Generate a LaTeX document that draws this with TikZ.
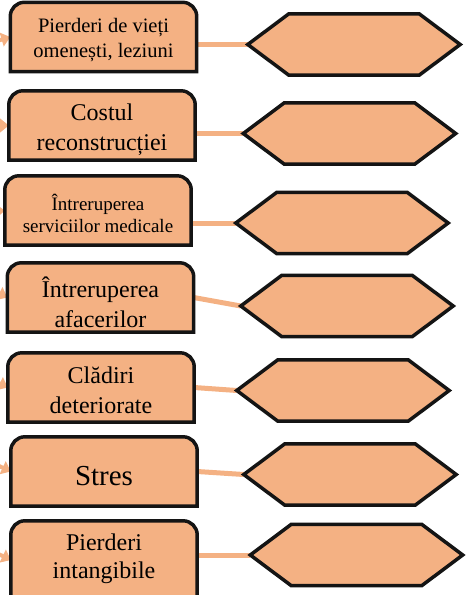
\documentclass[tikz,border=0pt]{standalone}
\usepackage{fontspec}
\setmainfont{Liberation Serif}
\usetikzlibrary{arrows.meta,backgrounds}
\definecolor{peach}{HTML}{F4B183}
\definecolor{edge}{HTML}{141414}

\begin{document}
\begin{tikzpicture}[x=1pt,y=-1pt,
		costbox/.style={inner sep=0pt,minimum width=186pt,minimum height=69pt},
		costtext/.style={align=center,inner sep=0pt},
		hexbox/.style={inner sep=0pt,minimum width=212pt,minimum height=61pt},
		outline/.style={fill=peach,draw=edge,line width=3.5pt},
		link/.style={draw=peach,line width=5pt},
		feed/.style={draw=peach,line width=4pt,-{Triangle[length=9pt,width=14pt]}}]
		\path[use as bounding box,clip] (0,0) rectangle (471,595);

		% consequence boxes
		\node[costbox] (b1) at (103.5,37) {};
		\node[costbox] (b2) at (102,125.5) {};
		\node[costbox] (b3) at (98,210.5) {};
		\node[costbox] (b4) at (100.5,297.5) {};
		\node[costbox] (b5) at (101,387.5) {};
		\node[costbox] (b6) at (104,471.5) {};
		\node[costbox,minimum height=78pt] (b7) at (104,560) {};

		\node[costtext,font=\fontsize{20.5}{25}\selectfont] (t1) at ([yshift=-3pt]b1.center) {Pierderi de vieți\\omenești, leziuni};
		\node[costtext,font=\fontsize{24}{30}\selectfont] (t2) at ([yshift=-4pt]b2.center) {Costul\\reconstrucției};
		\node[costtext,font=\fontsize{19}{22}\selectfont] (t3) at ([yshift=-3pt]b3.center) {Întreruperea\\serviciilor medicale};
		\node[costtext,font=\fontsize{24}{30}\selectfont] (t4) at ([yshift=-5pt]b4.center) {Întreruperea\\afacerilor};
		\node[costtext,font=\fontsize{24}{30}\selectfont] (t5) at ([yshift=-3pt]b5.center) {Clădiri\\deteriorate};
		\node[costtext,font=\fontsize{29}{34}\selectfont] (t6) at ([yshift=-5pt]b6.center) {Stres};
		\node[costtext,font=\fontsize{24}{28}\selectfont] (t7) at ([yshift=1pt]b7.center) {Pierderi\\intangibile};

		% empty hexagons
		\node[hexbox] (h1) at (354,44.5) {};
		\node[hexbox] (h2) at (349.5,133.5) {};
		\node[hexbox] (h3) at (342,223) {};
		\node[hexbox] (h4) at (347,306) {};
		\node[hexbox] (h5) at (343,390.5) {};
		\node[hexbox] (h6) at (350,474.5) {};
		\node[hexbox] (h7) at (356.5,555) {};

		% arrows coming in from the left
		\coordinate (f1) at (-20,46);
		\coordinate (f2) at (-20,125.5);
		\coordinate (f3) at (-20,212);
		\coordinate (f4) at (-20,284);
		\coordinate (f5) at (-20,374);
		\coordinate (f6) at (-20,457);
		\coordinate (f7) at (-20,545);

		\begin{scope}[on background layer]
			\foreach \i in {1,...,7}
				\draw[feed] (f\i) -- (b\i.west);
			\foreach \i in {1,2,3,7}
				\draw[link] (h\i.west) -- (h\i.west -| b\i.east);
			\foreach \i in {4,5,6}
				\draw[link] (b\i.east) -- (h\i.west);
			%\draw[link] (b1.east) -- (h1.west);

			\foreach \i in {1,...,7}{
				\draw[outline] (b\i.south west) -- ([yshift=-14pt]b\i.north west)
					arc[start angle=180,end angle=90,radius=14pt]
					-- ([xshift=-14pt]b\i.north east)
					arc[start angle=90,end angle=0,radius=14pt]
					-- (b\i.south east) -- cycle;
				\draw[outline] (h\i.west) -- ([xshift=41pt]h\i.north west)
					-- ([xshift=-41pt]h\i.north east) -- (h\i.east)
					-- ([xshift=-41pt]h\i.south east) -- ([xshift=41pt]h\i.south west) -- cycle;
			}
		\end{scope}

	\end{tikzpicture}
\end{document}
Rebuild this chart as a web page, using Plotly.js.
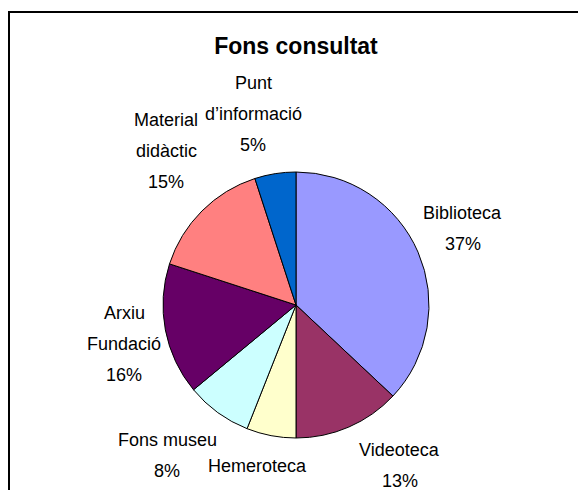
<!DOCTYPE html>
<html>
<head>
<meta charset="utf-8">
<script src="https://cdn.plot.ly/plotly-3.0.1.min.js"></script>
<style>html,body{margin:0;padding:0;background:#fff;}#chart{width:578px;height:490px;}</style>
</head>
<body>
<div id="chart"></div>
<script>
// Data
const categories = ["Biblioteca", "Videoteca", "Hemeroteca", "Fons museu", "Arxiu Fundació", "Material didàctic", "Punt d’informació"];
const values = [37, 13, 6, 8, 16, 15, 5];
const labelLines = [["Biblioteca"], ["Videoteca"], ["Hemeroteca"], ["Fons museu"], ["Arxiu", "Fundació"], ["Material", "didàctic"], ["Punt", "d’informació"]];
const colors = ["#9999FF", "#993366", "#FFFFCC", "#CCFFFF", "#660066", "#FF8080", "#0066CC"];

// Layout helpers (pixel positions of first label line centres)
const W = 578, H = 490;
const labelPos = [[463, 213], [400, 450], [257, 466], [167, 440], [124, 313], [166, 120], [253, 83]];
const lineGap = 31;

const total = values.reduce((a, b) => a + b, 0);
const annotations = [];
categories.forEach((c, i) => {
  const lines = labelLines[i].concat([Math.round(values[i] / total * 100) + "%"]);
  lines.forEach((t, j) => {
    annotations.push({
      text: t, showarrow: false, xref: "paper", yref: "paper",
      x: labelPos[i][0] / W, y: 1 - (labelPos[i][1] + j * lineGap) / H,
      xanchor: "center", yanchor: "middle",
      font: {family: "Liberation Sans, Arial, sans-serif", size: 18, color: "#000"}
    });
  });
});

const cx = 296, cy = 305, r = 133;
const data = [{
  type: "pie",
  labels: categories,
  values: values,
  sort: false,
  direction: "clockwise",
  rotation: 0,
  marker: {colors: colors, line: {color: "#000", width: 1}},
  textinfo: "none",
  hoverinfo: "label+percent",
  showlegend: false,
  domain: {x: [(cx - r) / W, (cx + r) / W], y: [1 - (cy + r) / H, 1 - (cy - r) / H]}
}];

const layout = {
  width: W, height: H,
  margin: {l: 0, r: 0, t: 0, b: 0},
  paper_bgcolor: "#fff",
  title: {text: "<b>Fons consultat</b>", x: 296 / W, xanchor: "center", y: 1 - 46 / H, yanchor: "middle", yref: "paper",
          font: {family: "Liberation Sans, Arial, sans-serif", size: 23, color: "#000"}},
  annotations: annotations,
  shapes: [{type: "rect", xref: "paper", yref: "paper", x0: 9 / W, x1: 1.2, y0: -0.2, y1: 1 - 12 / H,
            line: {color: "#000", width: 2}, fillcolor: "rgba(0,0,0,0)"}]
};

Plotly.newPlot("chart", data, layout, {displayModeBar: false, staticPlot: true});
</script>
</body>
</html>
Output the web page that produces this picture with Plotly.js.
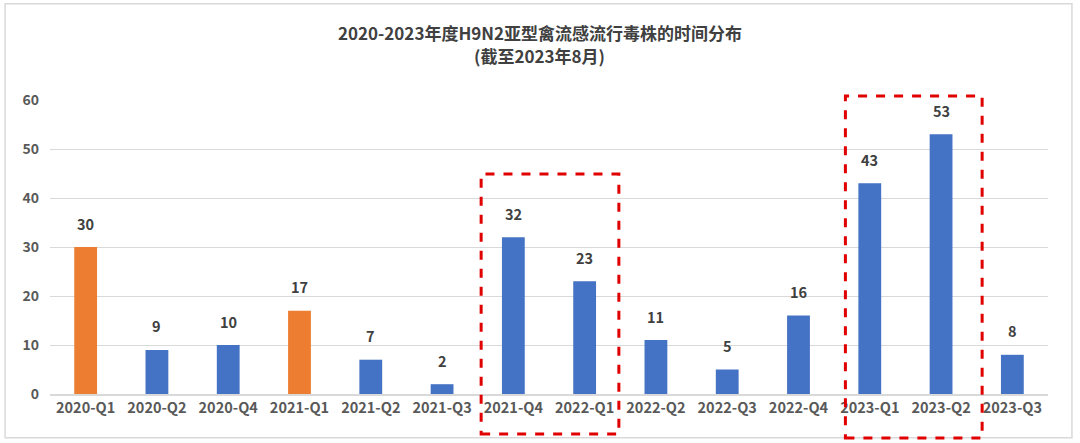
<!DOCTYPE html>
<html>
<head>
<meta charset="utf-8">
<script src="https://cdn.plot.ly/plotly-3.0.1.min.js"></script>
<style>
  html, body { margin: 0; padding: 0; background: #fff; }
  #chart { width: 1080px; height: 443px; }
</style>
</head>
<body>
<div id="chart"></div>
<script>
const quarters = ['2020-Q1', '2020-Q2', '2020-Q4', '2021-Q1', '2021-Q2', '2021-Q3', '2021-Q4',
  '2022-Q1', '2022-Q2', '2022-Q3', '2022-Q4', '2023-Q1', '2023-Q2', '2023-Q3'];
const strains = [30, 9, 10, 17, 7, 2, 32, 23, 11, 5, 16, 43, 53, 8];
const highlighted = ['2020-Q1', '2021-Q1'];

const BLUE = '#4472C4';
const ORANGE = '#ED7D31';
const FONT = '"Noto Sans CJK SC", "Noto Sans", sans-serif';

const chartDiv = document.getElementById('chart');

// labels sit well above the bars, like the original
const labels = quarters.map((q, i) => ({
  x: q, y: strains[i],
  text: '<b>' + strains[i] + '</b>',
  showarrow: false,
  yshift: 24,
  font: { family: FONT, size: 14.5, color: '#404040' },
}));

// second title line as its own text
labels.push({
  xref: 'paper', yref: 'paper', x: 0.49, y: 1.15,
  xanchor: 'center', yanchor: 'middle',
  text: '<b>(截至2023年8月)</b>',
  showarrow: false,
  font: { family: FONT, size: 17, color: '#404040' },
});

// the two red dashed boxes
const boxLine = { color: '#E00000', width: 3, dash: 'dash' };
const boxes = [
  { type: 'rect', xref: 'paper', yref: 'paper', x0: 0.432, x1: 0.570, y0: -0.136, y1: 0.748, line: boxLine },
  { type: 'rect', xref: 'paper', yref: 'paper', x0: 0.797, x1: 0.934, y0: -0.150, y1: 1.014, line: boxLine },
  // outer frame
  { type: 'rect', xref: 'paper', yref: 'paper', x0: -0.045, x1: 1.024, y0: -0.149, y1: 1.327,
    line: { color: '#d9d9d9', width: 1.5 }, layer: 'below' },
];

Plotly.newPlot(chartDiv, [{
  x: quarters,
  y: strains,
  type: 'bar',
  marker: { color: quarters.map(q => highlighted.includes(q) ? ORANGE : BLUE) },
  hoverinfo: 'x+y',
}], {
  width: 1080,
  height: 443,
  paper_bgcolor: '#fff',
  plot_bgcolor: '#fff',
  margin: { t: 100, r: 32, b: 49, l: 50 },
  bargap: 0.68,
  title: {
    text: '<b>2020-2023年度H9N2亚型禽流感流行毒株的时间分布</b>',
    x: 0.5, xanchor: 'center',
    y: 0.923, yanchor: 'middle',
    font: { family: FONT, size: 17, color: '#404040' },
  },
  xaxis: {
    type: 'category',
    showgrid: false,
    showline: true,
    linecolor: '#d9d9d9',
    linewidth: 1.5,
    ticks: '',
    tickfont: { family: FONT, size: 14.5, color: '#595959', weight: 'bold' },
  },
  yaxis: {
    range: [0, 60],
    dtick: 10,
    gridcolor: '#d9d9d9',
    gridwidth: 1.2,
    zeroline: false,
    ticks: '',
    ticklabelstandoff: 10,
    tickfont: { family: FONT, size: 14, color: '#595959', weight: 'bold' },
  },
  annotations: labels,
  shapes: boxes,
  showlegend: false,
}, { displayModeBar: false });
</script>
</body>
</html>
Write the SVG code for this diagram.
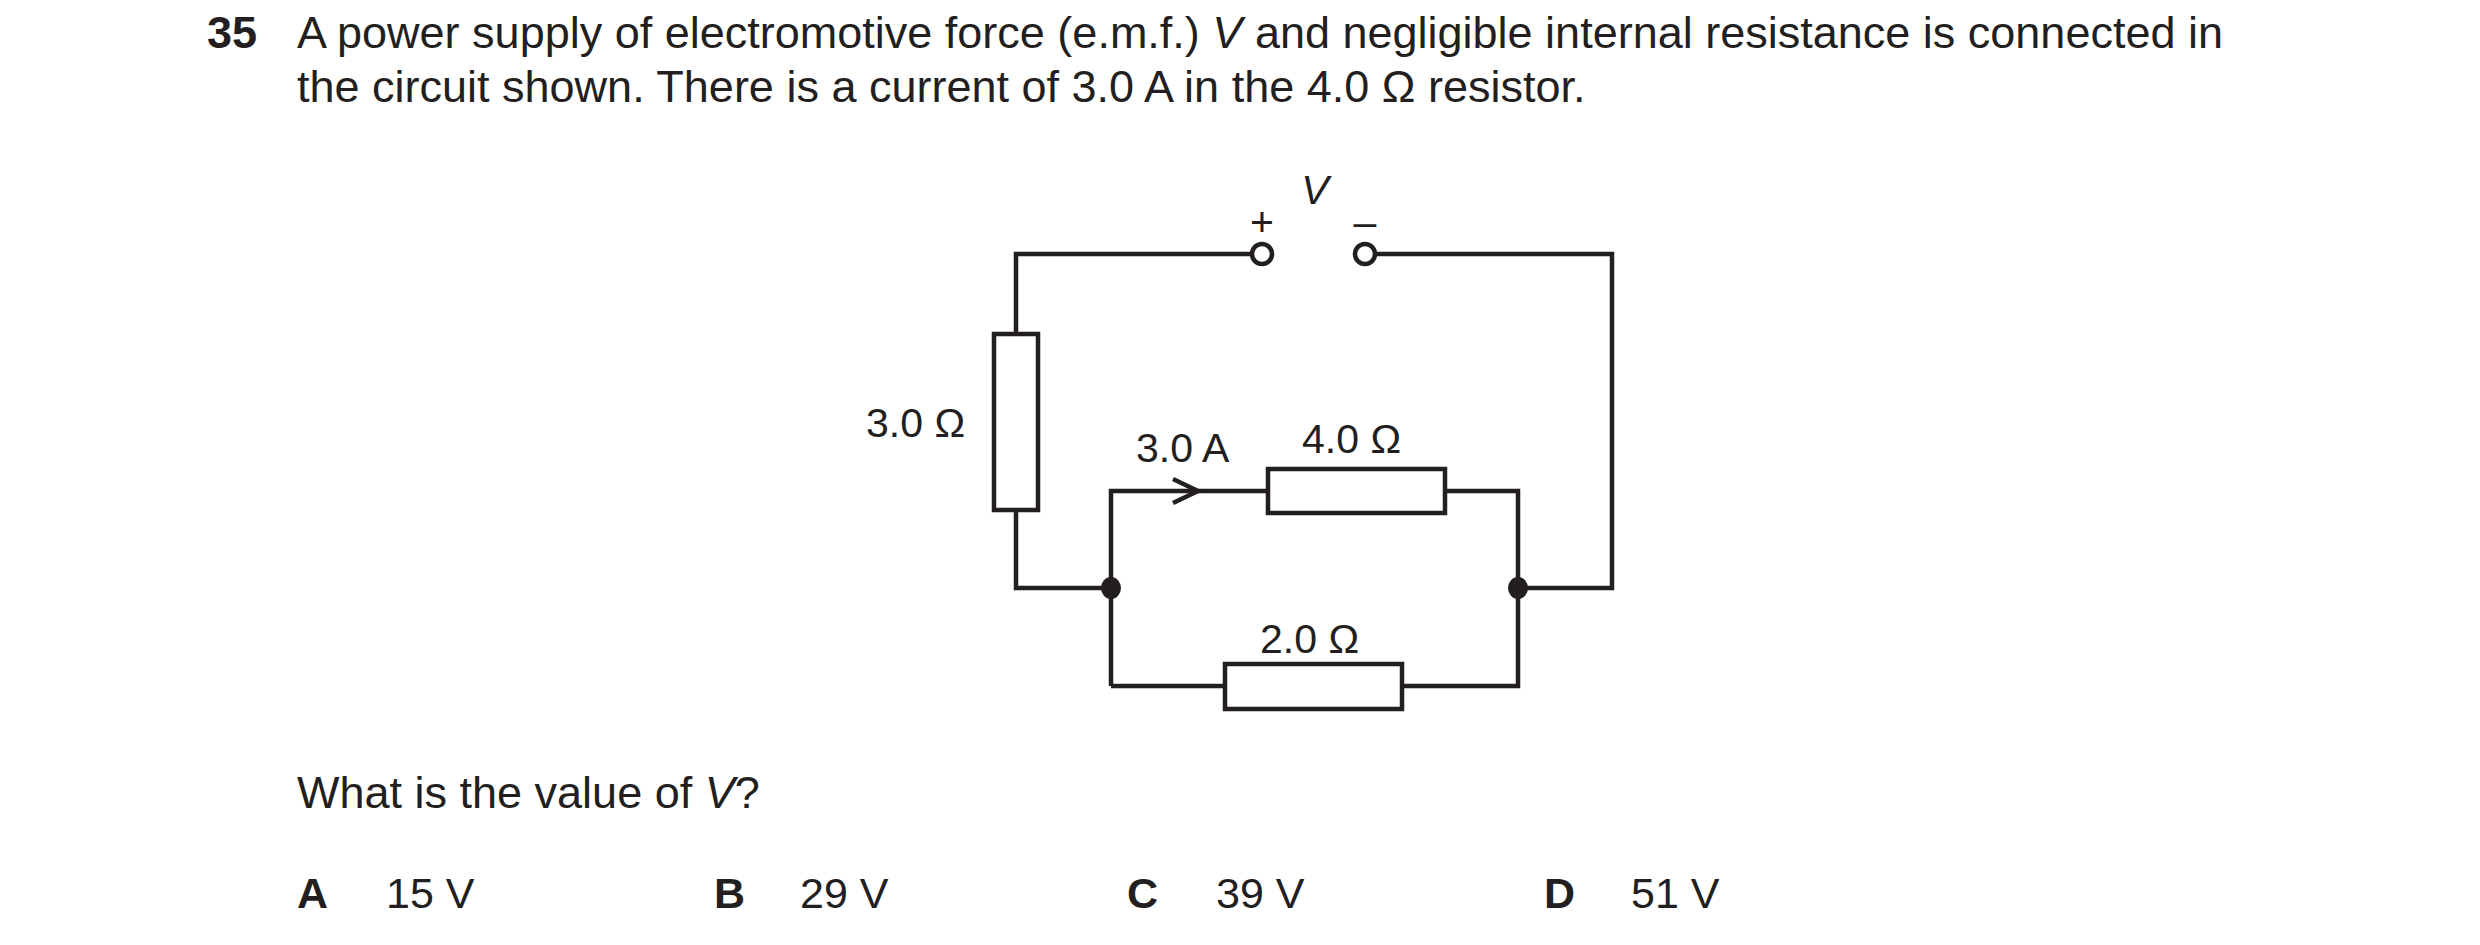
<svg xmlns="http://www.w3.org/2000/svg" width="2480" height="945" viewBox="0 0 2480 945">
<style>
text{font-family:"Liberation Sans",Arial,sans-serif;fill:#231f20}
.t{font-size:45px}
.o{font-size:43px}
.l{font-size:41px}
.w{fill:none;stroke:#231f20;stroke-width:4.5}
.r{fill:#fff;stroke:#231f20;stroke-width:4.5}
</style>
<rect width="2480" height="945" fill="#fff"/>
<text class="t" x="207" y="48" font-weight="bold">35</text>
<text class="t" x="297" y="48">A power supply of electromotive force (e.m.f.) <tspan font-style="italic">V</tspan> and negligible internal resistance is connected in</text>
<text class="t" x="297" y="102">the circuit shown. There is a current of 3.0 A in the 4.0 Ω resistor.</text>
<g transform="translate(-5,-2)">
<g id="connectors">
<polyline class="w" points="1257,256 1021,256 1021,590 1116,590"/>
<polyline class="w" points="1380,256 1617,256 1617,590 1523,590"/>
<polyline class="w" points="1116,688 1116,493 1523,493 1523,688 1116,688"/>
<polyline class="w" points="1178,481 1203,493 1178,505"/>
</g>
<g id="r3"><rect class="r" x="999" y="336" width="44" height="176"/><text class="l" x="871" y="439">3.0 Ω</text></g>
<g id="r4"><rect class="r" x="1273" y="471" width="177" height="44"/><text class="l" x="1307" y="455">4.0 Ω</text></g>
<g id="r2"><rect class="r" x="1230" y="666" width="177" height="45"/><text class="l" x="1265" y="655">2.0 Ω</text></g>
<g id="supply">
<circle class="r" cx="1267" cy="256" r="10"/>
<circle class="r" cx="1370" cy="256" r="10"/>
<text class="l" x="1267" y="238" text-anchor="middle">+</text>
<text class="l" x="1370" y="238" text-anchor="middle">–</text>
<text class="l" x="1320" y="206" text-anchor="middle" font-style="italic">V</text>
</g>
<g id="junctions"><ellipse cx="1116" cy="590" rx="10" ry="11" fill="#231f20"/><ellipse cx="1523" cy="590" rx="10" ry="11" fill="#231f20"/></g>
<text class="l" x="1141" y="464">3.0 A</text>
</g>
<text class="t" x="297" y="808">What is the value of <tspan font-style="italic">V</tspan>?</text>
<text class="o" x="297" y="908" font-weight="bold">A</text><text class="o" x="386" y="908">15 V</text>
<text class="o" x="714" y="908" font-weight="bold">B</text><text class="o" x="800" y="908">29 V</text>
<text class="o" x="1127" y="908" font-weight="bold">C</text><text class="o" x="1216" y="908">39 V</text>
<text class="o" x="1544" y="908" font-weight="bold">D</text><text class="o" x="1631" y="908">51 V</text>
</svg>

━━━━━━━━

Report only how many lines in the listing contain the string "that".

# SOLUTION TO THE EXERCISE
2